> **GIVEN MATERIAL**
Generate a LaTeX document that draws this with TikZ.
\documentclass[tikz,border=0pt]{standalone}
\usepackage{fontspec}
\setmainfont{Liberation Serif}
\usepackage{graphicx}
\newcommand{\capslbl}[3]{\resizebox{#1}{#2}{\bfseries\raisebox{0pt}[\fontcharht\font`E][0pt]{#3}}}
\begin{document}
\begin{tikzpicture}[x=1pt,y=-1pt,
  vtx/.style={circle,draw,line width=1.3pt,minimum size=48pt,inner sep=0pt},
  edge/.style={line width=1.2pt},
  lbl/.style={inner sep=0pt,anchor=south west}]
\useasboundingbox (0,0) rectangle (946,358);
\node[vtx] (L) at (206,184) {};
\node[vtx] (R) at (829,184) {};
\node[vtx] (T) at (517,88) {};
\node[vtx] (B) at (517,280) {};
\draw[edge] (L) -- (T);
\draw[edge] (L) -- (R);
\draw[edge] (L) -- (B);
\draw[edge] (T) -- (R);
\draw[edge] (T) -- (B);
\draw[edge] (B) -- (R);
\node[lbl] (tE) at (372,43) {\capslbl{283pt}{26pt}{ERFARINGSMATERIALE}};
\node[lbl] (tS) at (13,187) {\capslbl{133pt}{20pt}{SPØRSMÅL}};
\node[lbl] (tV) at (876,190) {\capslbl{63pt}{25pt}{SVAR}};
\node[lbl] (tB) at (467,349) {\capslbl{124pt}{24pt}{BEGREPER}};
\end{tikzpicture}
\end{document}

> **PROBLEM REQUIREMENTS**
Each line above must be reproduced exactly as it stands.

> **SOLUTION TO THIS PROBLEM**
Generate a LaTeX document that draws this with TikZ.
\documentclass[tikz,border=0pt]{standalone}
\usepackage{fontspec}
\setmainfont{Liberation Serif}
\usepackage{graphicx}
\newcommand{\capslbl}[3]{\resizebox{#1}{#2}{\bfseries\raisebox{0pt}[\fontcharht\font`E][0pt]{#3}}}
\begin{document}
\begin{tikzpicture}[x=1pt,y=-1pt,
  vtx/.style={circle,draw,line width=1.3pt,minimum size=48pt,inner sep=0pt},
  edge/.style={line width=1.2pt},
  lbl/.style={inner sep=0pt,anchor=south west}]
\useasboundingbox (0,0) rectangle (946,358);
\node[vtx] (L) at (206,184) {};
\node[vtx] (R) at (829,184) {};
\node[vtx] (T) at (517,88) {};
\node[vtx] (B) at (517,280) {};
\draw[edge] (L) -- (T);
\draw[edge] (L) -- (R);
\draw[edge] (L) -- (B);
\draw[edge] (T) -- (R);
\draw[edge] (T) -- (B);
\draw[edge] (B) -- (R);
\node[lbl] (tE) at (372,43) {\capslbl{283pt}{26pt}{ERFARINGSMATERIALE}};
\node[lbl] (tS) at (13,187) {\capslbl{133pt}{20pt}{SPØRSMÅL}};
\node[lbl] (tV) at (876,190) {\capslbl{63pt}{25pt}{SVAR}};
\node[lbl] (tB) at (467,349) {\capslbl{124pt}{24pt}{BEGREPER}};
\end{tikzpicture}
\end{document}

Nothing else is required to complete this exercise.